Problem details:
Repeat verbatim only the lines from the one with "Emit a Python" through the one with "from bokeh.resources import INLINE", both ends kept. Pictures stay out.
+++
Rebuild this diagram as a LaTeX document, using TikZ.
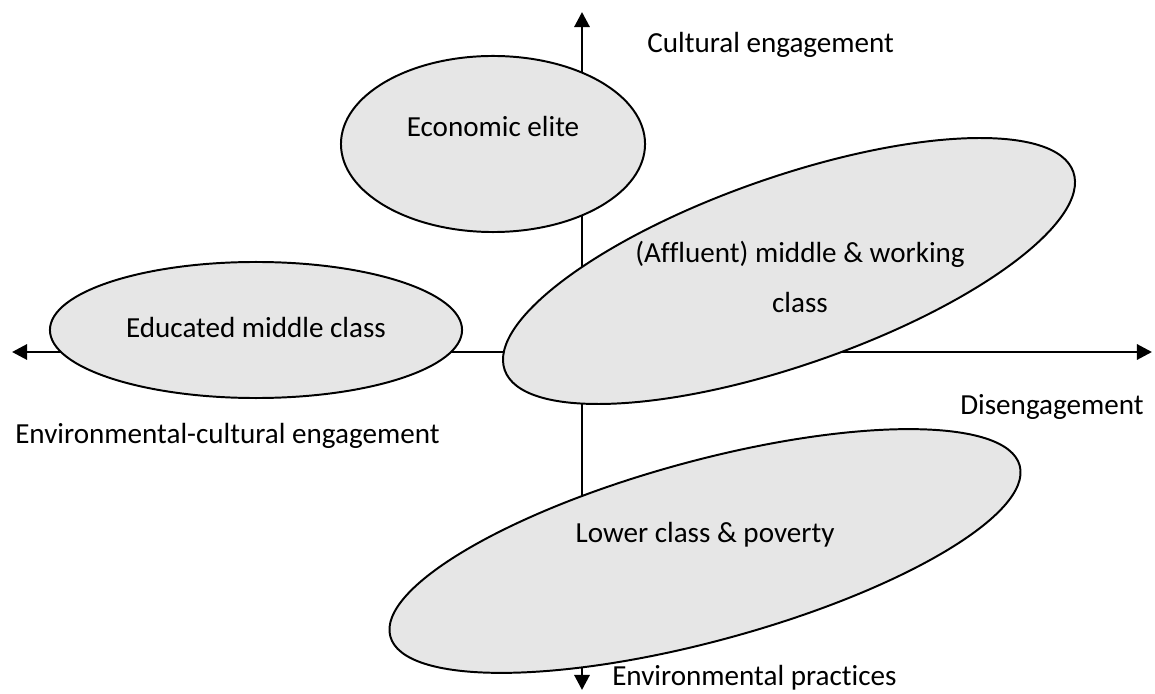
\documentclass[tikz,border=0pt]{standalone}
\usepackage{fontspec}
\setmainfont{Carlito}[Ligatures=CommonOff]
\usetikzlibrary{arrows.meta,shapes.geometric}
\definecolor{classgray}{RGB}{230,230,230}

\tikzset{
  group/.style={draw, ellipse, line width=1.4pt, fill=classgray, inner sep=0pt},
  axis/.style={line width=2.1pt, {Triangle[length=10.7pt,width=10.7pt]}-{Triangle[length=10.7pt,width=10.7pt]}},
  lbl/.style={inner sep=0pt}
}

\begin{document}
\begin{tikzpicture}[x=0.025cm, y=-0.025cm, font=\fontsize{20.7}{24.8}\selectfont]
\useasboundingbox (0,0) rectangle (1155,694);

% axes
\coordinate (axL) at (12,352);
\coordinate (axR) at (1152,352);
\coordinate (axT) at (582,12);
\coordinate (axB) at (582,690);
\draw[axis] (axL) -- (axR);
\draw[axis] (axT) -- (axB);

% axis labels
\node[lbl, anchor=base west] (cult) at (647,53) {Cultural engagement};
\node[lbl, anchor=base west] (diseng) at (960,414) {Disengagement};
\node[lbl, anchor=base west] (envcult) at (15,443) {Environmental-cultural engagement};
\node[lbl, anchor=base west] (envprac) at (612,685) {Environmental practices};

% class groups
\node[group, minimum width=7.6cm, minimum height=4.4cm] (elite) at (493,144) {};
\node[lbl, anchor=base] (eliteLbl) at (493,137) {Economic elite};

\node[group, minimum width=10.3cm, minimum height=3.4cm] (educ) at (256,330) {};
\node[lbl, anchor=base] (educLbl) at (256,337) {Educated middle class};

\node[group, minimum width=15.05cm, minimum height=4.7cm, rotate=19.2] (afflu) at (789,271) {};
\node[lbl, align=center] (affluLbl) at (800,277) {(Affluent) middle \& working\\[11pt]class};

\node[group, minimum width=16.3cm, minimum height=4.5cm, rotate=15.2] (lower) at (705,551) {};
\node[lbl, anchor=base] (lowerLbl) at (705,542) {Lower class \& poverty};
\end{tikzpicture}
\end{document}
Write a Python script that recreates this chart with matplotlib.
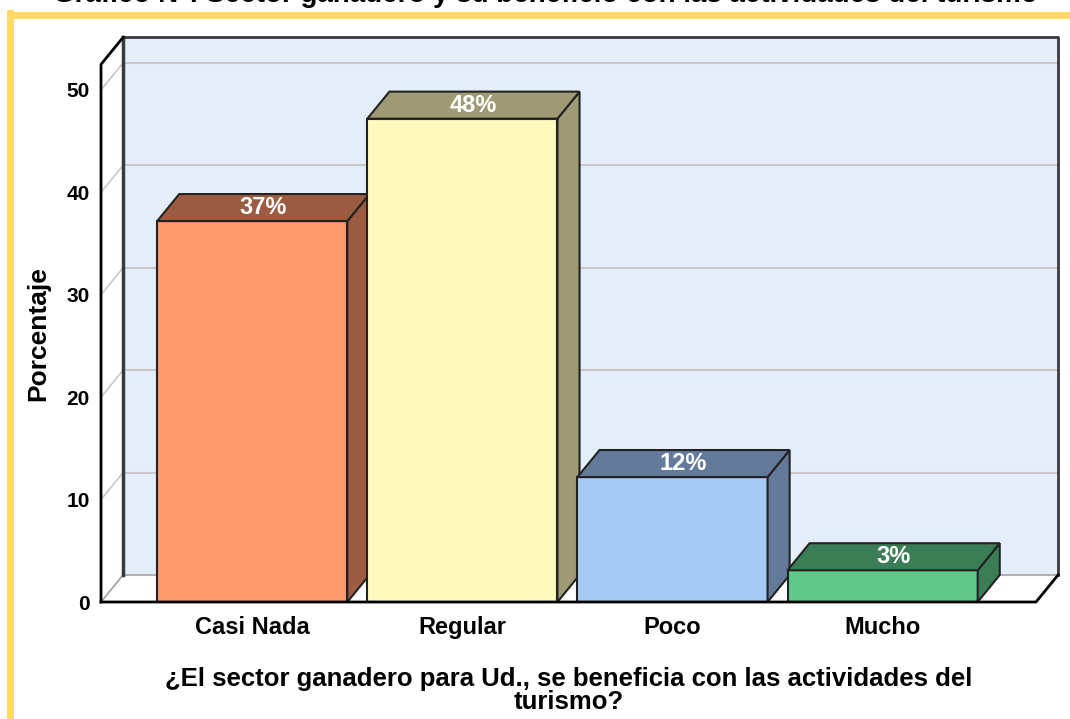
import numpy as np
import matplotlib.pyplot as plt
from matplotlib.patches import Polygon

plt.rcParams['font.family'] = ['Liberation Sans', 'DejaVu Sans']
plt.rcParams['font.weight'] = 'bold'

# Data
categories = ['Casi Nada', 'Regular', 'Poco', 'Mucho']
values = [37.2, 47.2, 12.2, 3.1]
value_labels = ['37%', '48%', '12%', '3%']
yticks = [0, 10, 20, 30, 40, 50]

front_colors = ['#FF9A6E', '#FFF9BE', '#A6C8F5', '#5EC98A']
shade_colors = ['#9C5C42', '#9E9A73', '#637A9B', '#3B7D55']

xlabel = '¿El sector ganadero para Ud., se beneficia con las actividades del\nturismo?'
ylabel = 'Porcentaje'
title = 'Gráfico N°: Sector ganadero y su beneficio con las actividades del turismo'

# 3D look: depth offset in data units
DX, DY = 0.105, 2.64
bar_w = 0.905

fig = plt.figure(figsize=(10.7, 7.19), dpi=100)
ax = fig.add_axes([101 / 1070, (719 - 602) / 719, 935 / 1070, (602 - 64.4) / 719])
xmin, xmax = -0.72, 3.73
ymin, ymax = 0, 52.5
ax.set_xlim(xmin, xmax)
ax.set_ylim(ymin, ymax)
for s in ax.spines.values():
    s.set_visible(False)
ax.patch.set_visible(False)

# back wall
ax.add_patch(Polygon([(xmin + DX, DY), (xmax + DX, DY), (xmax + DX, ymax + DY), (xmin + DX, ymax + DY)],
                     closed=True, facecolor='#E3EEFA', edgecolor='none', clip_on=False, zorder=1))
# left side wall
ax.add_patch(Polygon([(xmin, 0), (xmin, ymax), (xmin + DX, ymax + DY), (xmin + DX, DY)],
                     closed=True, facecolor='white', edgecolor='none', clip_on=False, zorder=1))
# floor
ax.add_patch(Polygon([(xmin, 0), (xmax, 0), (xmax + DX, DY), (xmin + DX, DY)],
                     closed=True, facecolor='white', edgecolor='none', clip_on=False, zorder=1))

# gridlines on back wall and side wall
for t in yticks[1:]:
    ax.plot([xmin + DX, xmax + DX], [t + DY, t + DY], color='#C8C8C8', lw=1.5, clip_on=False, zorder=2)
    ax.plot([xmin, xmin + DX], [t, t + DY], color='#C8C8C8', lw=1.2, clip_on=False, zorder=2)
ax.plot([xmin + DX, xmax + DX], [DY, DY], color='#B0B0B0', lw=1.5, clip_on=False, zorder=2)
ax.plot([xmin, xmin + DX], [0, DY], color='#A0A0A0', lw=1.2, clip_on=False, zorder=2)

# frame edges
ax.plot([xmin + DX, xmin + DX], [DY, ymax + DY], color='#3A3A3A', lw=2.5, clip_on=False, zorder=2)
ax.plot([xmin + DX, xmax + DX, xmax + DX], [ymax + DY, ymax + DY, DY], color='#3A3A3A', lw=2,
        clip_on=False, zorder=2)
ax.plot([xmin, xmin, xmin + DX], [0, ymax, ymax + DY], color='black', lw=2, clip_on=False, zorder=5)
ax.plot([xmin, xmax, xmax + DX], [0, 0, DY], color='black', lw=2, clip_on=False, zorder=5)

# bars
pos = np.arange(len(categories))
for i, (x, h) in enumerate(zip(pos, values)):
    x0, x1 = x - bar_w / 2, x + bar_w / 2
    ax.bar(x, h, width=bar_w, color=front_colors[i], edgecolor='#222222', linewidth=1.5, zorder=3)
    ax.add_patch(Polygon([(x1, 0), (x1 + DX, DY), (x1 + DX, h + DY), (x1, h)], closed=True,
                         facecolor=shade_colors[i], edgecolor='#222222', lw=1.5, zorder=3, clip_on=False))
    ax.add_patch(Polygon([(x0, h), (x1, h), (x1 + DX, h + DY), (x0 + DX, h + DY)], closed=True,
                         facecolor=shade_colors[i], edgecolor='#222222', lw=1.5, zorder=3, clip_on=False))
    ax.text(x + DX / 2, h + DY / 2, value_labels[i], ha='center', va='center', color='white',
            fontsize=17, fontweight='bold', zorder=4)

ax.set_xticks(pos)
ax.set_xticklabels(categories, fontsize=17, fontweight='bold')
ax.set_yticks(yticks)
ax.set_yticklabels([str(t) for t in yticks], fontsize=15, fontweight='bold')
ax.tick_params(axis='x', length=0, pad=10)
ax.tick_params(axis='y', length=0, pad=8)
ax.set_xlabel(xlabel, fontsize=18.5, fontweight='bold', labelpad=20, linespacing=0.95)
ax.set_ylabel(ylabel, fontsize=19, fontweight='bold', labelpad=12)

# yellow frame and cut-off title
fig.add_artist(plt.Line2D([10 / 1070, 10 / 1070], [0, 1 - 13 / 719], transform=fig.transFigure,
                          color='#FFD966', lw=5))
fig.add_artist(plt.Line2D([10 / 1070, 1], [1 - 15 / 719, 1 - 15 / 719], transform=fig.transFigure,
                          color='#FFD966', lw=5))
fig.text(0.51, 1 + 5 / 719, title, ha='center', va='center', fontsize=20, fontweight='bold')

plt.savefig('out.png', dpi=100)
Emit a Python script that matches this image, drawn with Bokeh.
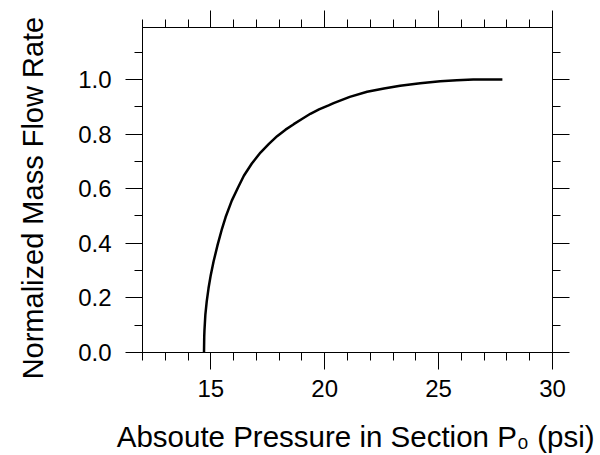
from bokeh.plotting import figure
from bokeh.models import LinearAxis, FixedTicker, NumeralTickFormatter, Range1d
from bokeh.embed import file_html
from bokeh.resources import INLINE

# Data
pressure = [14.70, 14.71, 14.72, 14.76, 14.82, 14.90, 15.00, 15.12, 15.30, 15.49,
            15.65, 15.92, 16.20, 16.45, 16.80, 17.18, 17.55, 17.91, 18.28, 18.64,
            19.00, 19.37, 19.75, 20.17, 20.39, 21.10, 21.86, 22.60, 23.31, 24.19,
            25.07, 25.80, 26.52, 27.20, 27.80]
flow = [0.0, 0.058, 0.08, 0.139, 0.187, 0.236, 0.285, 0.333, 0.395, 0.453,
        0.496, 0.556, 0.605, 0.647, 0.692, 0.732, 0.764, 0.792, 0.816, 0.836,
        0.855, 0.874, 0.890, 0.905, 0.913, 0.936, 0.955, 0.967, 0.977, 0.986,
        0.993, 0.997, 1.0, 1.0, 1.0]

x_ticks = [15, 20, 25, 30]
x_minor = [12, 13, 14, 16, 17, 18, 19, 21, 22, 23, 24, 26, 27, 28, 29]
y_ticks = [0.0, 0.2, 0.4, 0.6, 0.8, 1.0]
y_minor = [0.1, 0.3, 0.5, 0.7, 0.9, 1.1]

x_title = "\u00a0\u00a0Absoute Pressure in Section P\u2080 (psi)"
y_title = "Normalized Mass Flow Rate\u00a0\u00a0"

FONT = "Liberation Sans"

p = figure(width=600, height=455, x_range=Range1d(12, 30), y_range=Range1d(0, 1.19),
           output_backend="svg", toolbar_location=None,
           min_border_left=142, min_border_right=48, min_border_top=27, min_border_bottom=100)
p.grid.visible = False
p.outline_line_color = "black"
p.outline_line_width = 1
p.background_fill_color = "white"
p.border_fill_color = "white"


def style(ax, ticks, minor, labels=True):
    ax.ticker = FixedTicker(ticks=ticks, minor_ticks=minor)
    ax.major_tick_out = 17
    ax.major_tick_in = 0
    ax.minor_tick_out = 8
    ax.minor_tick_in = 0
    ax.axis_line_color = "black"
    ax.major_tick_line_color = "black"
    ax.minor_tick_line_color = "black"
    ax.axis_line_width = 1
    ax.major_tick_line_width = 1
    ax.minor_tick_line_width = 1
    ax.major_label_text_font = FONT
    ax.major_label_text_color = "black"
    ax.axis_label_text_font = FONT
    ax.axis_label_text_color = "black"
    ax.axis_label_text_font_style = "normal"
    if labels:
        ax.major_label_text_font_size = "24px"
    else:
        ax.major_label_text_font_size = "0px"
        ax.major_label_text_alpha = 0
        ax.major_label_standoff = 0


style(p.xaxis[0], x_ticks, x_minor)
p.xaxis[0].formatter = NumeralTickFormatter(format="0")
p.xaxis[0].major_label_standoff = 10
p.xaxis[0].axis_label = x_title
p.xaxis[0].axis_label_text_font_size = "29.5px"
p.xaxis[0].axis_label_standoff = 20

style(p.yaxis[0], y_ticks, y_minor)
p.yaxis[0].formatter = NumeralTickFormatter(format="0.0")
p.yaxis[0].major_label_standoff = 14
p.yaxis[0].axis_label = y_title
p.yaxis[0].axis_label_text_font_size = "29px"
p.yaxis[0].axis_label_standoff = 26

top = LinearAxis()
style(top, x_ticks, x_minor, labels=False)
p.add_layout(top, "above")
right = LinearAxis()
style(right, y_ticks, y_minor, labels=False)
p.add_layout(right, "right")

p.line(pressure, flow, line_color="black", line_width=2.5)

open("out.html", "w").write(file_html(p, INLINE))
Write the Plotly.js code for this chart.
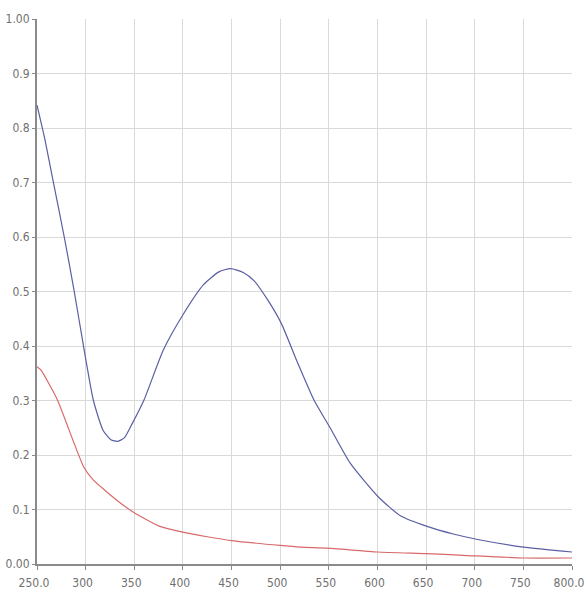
+++
Problem solution:
Emit a Python script that matches this image, drawn with Bokeh.
from bokeh.plotting import figure
from bokeh.models import LinearAxis, FixedTicker, NumeralTickFormatter, Range1d
from bokeh.embed import file_html
from bokeh.resources import INLINE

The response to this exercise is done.